1) Must excitedly count down and eagerly await the semi-annual sales of the following stores: Bath & Body Works, Victoria's Secret, The Body Shop, Origins, Lush and L'Occitane to name a few.

2) Must be able to spend HOURS at Sephora, spritzing perfume and applying make-up until we both emerge, looking like drag queens and smelling like we were assaulted by 398 department store perfume assasins.

3) When I ask you to sniff a blend I've been working on, don't just sniff it and say, "I uh really like it!" I need details people. Details! I want to hear about the topnotes, the drydown, the wear, etc. What Sharonn doesn't want is a 5 word description, a shoulder shrug, deer-in-headlights look and a final response of, "Uh I don't know! I just like it!"

4) There is life after vanilla or florals or citrus or bakery scents. My B&B BFF must be open-minded and willing to push the envelope; to try a scent that's a little out of her comfort zone. Basically you must be a fragrance whore. A cheap one at that. The easier the better. The more you're willing to try a scent, the better off our friendhship will be.

5) Must find joy in sharing and swapping our stash o' B&B goodies. We'd meet for brunch, each of us bringing a bag of goodies that we delightfully share and swap with one another. Then after brunch, I accompany my B&B BFF to 2 or 3 stores to window sniff and possibly help her shop for some lotions and body sprays because she's down to only a 3 year's supply of this stuff.

I'm sure there's more qualities I'd like to add, but this should suffice for now.

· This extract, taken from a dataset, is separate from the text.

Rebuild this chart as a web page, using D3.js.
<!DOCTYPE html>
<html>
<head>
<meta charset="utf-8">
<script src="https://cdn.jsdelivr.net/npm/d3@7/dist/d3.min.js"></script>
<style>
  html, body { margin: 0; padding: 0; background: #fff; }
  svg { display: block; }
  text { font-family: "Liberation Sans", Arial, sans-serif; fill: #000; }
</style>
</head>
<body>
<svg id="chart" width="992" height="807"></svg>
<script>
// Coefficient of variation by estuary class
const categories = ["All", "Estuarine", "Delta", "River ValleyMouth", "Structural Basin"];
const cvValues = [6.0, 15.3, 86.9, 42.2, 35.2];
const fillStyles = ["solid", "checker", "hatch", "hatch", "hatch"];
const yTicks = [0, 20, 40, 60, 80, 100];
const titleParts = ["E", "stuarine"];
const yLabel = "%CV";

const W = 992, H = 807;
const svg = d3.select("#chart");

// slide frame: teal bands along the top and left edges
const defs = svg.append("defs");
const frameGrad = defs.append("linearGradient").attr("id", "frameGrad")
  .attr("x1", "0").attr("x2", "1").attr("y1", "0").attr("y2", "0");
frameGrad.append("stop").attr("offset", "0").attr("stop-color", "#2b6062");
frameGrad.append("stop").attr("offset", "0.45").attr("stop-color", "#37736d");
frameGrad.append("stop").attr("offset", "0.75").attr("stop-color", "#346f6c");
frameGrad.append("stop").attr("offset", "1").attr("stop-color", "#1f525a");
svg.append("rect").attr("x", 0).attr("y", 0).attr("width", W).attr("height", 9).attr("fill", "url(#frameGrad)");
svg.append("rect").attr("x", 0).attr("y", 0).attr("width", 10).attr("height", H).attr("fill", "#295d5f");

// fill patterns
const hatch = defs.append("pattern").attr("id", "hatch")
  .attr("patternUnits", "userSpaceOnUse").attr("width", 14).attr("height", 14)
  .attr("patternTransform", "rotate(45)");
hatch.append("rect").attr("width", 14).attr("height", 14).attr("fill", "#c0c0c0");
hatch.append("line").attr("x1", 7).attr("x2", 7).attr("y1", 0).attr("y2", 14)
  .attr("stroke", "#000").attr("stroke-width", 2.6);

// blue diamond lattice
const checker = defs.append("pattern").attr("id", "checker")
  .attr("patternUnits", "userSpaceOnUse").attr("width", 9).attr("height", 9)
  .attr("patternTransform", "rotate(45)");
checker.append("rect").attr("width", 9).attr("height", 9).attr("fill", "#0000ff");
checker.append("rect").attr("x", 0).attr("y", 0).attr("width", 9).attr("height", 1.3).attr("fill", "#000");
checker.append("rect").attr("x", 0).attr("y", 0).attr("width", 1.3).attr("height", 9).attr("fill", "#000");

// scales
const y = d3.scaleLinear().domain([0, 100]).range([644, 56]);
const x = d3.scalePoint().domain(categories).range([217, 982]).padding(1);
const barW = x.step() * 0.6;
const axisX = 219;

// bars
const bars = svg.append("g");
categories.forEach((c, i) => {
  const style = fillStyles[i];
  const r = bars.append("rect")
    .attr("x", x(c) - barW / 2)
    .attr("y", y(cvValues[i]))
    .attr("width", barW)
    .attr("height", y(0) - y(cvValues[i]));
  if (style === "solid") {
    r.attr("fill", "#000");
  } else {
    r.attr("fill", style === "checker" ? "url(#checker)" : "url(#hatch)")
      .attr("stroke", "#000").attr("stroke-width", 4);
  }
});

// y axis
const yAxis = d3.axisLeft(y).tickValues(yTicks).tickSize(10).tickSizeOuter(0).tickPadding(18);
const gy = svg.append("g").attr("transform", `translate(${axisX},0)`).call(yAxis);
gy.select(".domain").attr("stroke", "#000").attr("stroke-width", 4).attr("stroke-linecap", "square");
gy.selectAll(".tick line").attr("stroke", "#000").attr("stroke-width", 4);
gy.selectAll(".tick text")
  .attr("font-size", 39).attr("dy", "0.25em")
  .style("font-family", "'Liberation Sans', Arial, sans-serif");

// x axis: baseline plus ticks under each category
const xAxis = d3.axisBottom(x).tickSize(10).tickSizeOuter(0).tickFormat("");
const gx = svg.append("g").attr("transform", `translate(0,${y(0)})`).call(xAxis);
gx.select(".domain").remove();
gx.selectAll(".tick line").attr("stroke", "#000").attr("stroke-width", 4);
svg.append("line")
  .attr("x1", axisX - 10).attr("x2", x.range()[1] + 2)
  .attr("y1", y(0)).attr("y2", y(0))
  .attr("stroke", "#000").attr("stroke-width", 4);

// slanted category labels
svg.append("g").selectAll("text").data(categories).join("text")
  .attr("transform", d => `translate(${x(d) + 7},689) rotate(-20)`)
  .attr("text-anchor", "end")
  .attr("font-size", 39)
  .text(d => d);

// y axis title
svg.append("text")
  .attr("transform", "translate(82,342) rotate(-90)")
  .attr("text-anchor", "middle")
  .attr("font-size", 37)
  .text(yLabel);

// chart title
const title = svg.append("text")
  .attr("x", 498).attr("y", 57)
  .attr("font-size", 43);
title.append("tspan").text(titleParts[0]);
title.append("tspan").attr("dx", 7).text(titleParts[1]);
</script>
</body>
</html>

To my dear friends who read this blog, sorry! And although you're not officially fired from our friendship, consider this a written notice that I expect you to take immediate action to address this obvious shortcoming in your ability to be a good friend to me. You are officially on probation and if after the probationary period, you have not shown any improvement, I will have to take away the Friends and Family Discount that you enjoy so very much, for obvious reasons.